What you should do
Begin with the first line below and retype each line exactly through the line containing "import plotly.graph_objects as go". Any pictures are to be left out.

[Start of Supplied data]

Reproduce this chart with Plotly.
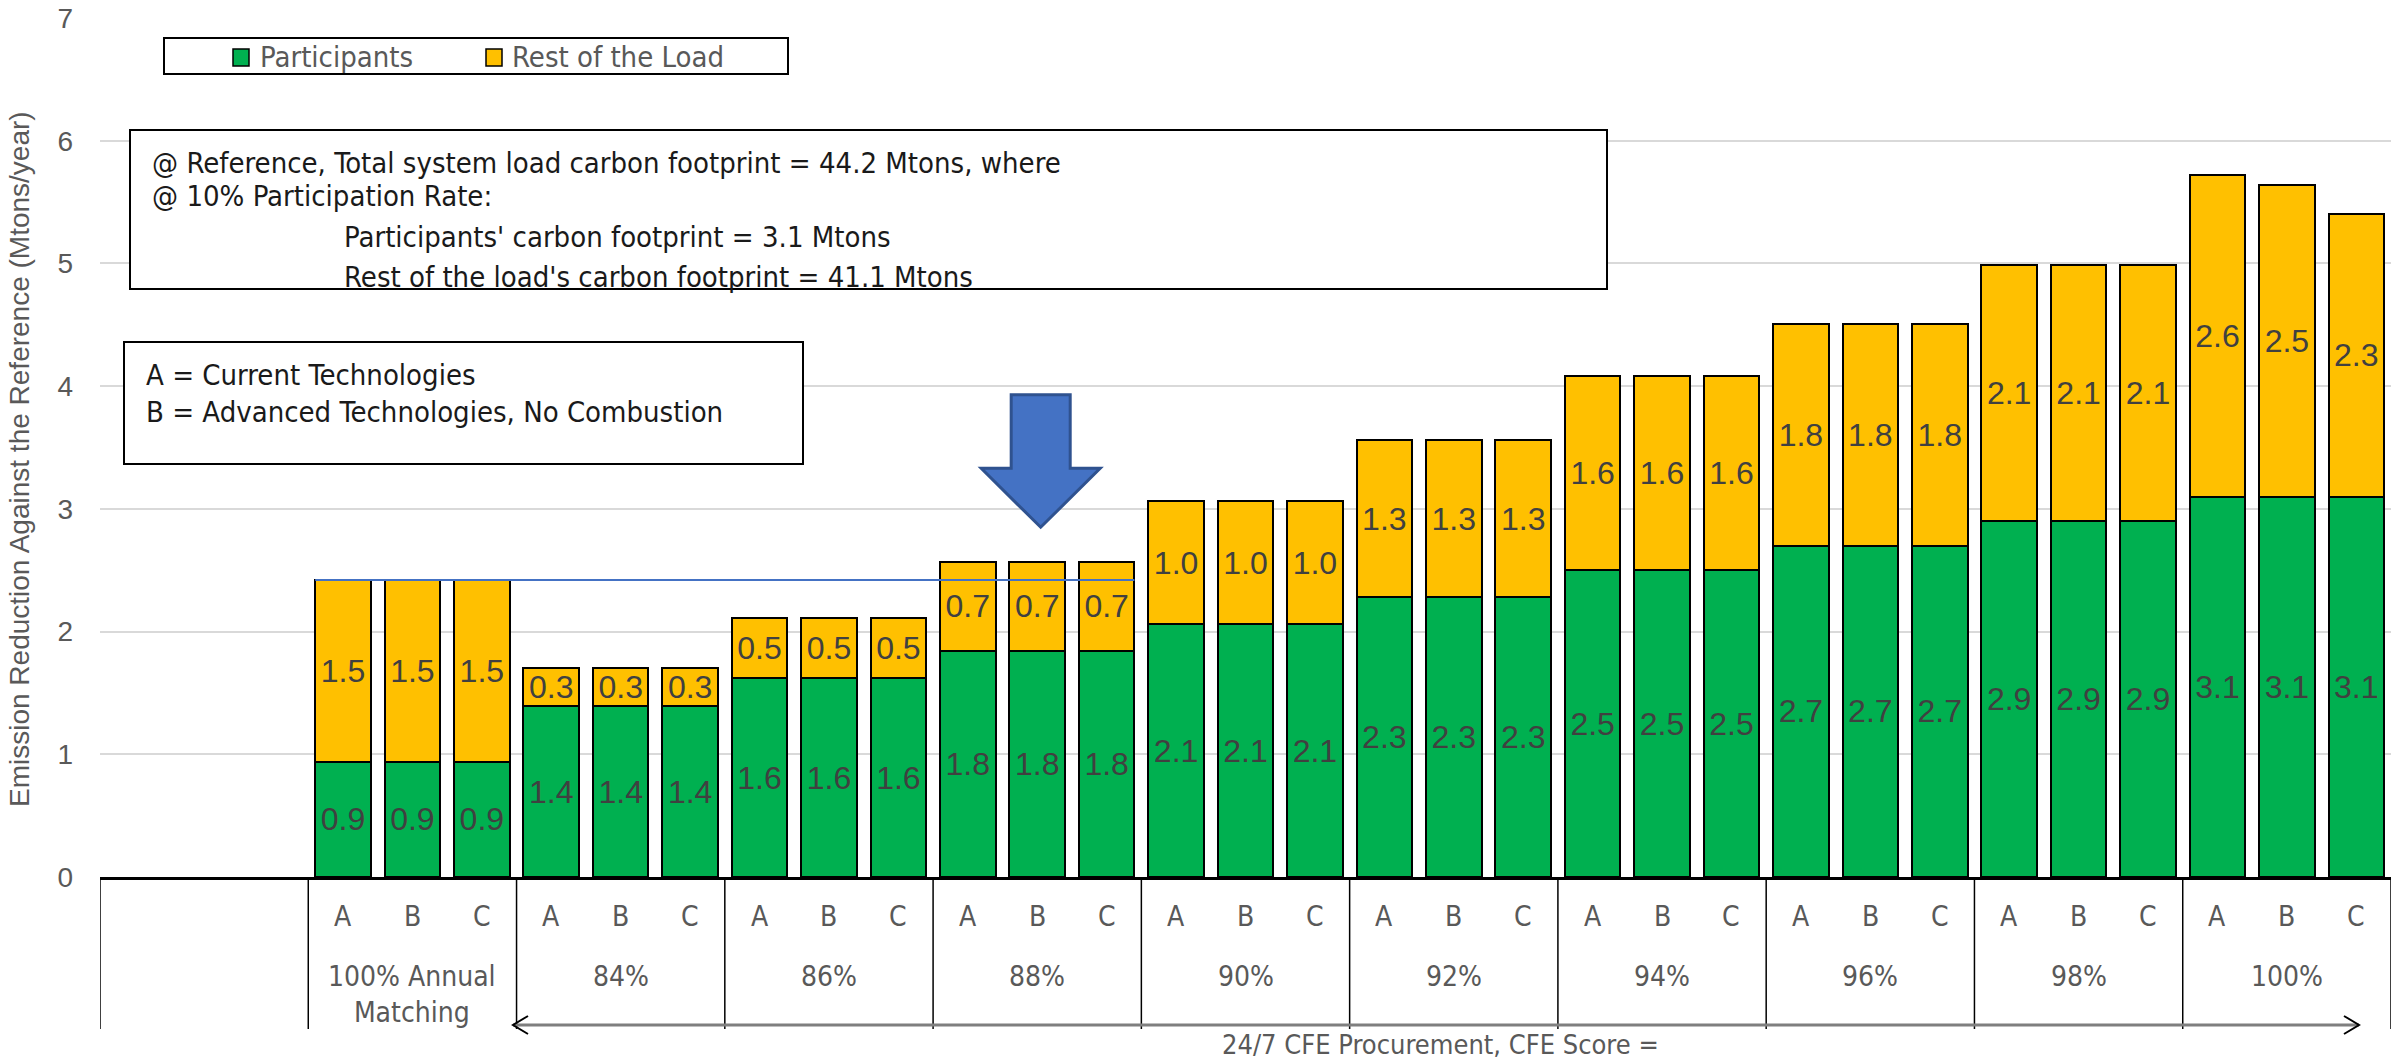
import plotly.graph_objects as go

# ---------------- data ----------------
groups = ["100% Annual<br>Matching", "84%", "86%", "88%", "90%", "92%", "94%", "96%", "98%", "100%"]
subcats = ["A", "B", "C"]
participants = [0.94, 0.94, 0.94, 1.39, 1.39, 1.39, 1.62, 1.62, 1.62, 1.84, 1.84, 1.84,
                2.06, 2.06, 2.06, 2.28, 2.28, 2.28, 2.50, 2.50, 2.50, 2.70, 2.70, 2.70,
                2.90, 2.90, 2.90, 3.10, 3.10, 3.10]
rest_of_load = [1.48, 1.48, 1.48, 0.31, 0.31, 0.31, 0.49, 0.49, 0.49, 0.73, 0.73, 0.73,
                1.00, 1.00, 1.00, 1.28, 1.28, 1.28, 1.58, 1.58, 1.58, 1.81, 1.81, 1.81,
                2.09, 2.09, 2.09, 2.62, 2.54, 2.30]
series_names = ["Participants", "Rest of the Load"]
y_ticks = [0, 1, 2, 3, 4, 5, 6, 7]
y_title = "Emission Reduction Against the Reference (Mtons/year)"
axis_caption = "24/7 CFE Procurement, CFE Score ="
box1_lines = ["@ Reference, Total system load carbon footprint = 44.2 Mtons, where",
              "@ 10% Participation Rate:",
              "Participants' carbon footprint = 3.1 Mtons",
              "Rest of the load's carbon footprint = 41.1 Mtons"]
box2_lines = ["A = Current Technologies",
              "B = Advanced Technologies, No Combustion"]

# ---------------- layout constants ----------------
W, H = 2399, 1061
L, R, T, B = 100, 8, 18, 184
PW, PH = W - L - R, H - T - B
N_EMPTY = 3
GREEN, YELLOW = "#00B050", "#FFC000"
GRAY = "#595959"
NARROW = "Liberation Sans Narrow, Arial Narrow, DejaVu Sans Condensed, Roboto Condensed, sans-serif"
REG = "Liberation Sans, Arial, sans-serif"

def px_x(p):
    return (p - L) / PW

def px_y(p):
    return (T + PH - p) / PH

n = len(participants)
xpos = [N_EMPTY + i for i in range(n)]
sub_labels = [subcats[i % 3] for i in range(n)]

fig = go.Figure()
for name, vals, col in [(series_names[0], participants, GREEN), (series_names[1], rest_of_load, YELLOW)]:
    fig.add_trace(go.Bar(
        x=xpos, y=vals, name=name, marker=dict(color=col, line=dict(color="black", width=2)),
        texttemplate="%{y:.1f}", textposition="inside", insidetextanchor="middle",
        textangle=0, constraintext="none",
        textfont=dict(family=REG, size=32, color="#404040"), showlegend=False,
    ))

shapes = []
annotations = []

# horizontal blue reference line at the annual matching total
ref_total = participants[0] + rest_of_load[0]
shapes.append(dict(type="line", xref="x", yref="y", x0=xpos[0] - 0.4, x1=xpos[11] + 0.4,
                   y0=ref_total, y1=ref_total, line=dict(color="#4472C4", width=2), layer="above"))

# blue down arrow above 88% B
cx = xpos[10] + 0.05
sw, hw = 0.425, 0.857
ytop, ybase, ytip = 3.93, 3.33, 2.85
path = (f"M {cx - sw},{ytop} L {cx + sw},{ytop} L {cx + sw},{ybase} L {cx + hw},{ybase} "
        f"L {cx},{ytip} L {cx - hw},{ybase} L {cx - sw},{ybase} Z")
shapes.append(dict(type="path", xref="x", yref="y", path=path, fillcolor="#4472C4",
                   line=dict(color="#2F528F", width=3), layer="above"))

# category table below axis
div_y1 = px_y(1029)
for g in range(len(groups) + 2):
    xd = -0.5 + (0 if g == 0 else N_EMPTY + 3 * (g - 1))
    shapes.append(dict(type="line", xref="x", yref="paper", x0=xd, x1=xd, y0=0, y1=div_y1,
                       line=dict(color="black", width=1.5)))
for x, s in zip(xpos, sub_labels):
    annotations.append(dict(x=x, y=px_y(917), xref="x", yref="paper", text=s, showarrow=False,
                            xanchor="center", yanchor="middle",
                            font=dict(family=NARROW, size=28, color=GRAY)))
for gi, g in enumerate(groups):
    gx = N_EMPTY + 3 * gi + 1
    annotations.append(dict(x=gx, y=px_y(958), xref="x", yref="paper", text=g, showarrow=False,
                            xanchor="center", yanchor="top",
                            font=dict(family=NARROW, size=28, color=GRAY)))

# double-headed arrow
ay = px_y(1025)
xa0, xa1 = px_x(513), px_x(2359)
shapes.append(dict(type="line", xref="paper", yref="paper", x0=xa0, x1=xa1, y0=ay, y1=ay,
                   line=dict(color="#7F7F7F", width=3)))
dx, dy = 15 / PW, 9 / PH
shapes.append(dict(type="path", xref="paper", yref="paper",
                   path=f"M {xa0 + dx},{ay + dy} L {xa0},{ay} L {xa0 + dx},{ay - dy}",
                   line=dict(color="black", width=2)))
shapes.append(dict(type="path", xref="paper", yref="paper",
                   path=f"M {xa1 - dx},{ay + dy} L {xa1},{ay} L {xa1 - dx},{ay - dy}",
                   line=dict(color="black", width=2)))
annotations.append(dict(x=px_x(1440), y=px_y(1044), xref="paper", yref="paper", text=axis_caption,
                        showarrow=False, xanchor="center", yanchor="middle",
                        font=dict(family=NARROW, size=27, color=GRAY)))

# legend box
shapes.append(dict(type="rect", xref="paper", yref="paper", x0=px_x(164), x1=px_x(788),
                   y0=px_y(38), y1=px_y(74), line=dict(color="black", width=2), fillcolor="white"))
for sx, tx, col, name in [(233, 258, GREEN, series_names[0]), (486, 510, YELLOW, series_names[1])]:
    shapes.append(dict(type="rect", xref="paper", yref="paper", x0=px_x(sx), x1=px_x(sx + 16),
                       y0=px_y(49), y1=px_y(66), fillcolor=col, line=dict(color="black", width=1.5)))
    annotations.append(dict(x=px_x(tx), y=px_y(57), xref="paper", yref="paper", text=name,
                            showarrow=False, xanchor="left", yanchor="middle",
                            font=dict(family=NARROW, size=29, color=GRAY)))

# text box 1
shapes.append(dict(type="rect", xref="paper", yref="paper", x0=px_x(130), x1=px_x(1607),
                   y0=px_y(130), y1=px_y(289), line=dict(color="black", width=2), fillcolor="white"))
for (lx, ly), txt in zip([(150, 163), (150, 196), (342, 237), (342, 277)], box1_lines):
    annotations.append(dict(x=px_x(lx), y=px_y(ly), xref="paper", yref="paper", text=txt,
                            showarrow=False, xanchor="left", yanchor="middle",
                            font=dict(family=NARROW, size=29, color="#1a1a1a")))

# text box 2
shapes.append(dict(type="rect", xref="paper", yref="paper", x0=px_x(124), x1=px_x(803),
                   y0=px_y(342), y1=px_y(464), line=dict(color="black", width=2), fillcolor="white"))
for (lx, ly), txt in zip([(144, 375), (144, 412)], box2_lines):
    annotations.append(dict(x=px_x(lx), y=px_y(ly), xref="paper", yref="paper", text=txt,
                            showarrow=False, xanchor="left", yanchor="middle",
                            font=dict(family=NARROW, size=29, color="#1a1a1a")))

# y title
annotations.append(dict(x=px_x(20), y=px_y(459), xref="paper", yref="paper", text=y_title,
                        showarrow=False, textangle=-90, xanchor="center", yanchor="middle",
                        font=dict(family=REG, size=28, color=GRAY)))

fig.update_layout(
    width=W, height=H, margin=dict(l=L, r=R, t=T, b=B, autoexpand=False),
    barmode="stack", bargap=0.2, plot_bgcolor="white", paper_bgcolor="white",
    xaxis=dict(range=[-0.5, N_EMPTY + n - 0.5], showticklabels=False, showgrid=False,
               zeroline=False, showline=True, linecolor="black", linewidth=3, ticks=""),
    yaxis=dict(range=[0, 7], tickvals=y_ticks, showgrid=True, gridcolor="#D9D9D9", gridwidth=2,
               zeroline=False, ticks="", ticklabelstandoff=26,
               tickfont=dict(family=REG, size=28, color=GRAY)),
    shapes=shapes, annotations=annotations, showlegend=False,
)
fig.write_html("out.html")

[End of Supplied data]

Worked answer
Reproduce this chart with Plotly.
import plotly.graph_objects as go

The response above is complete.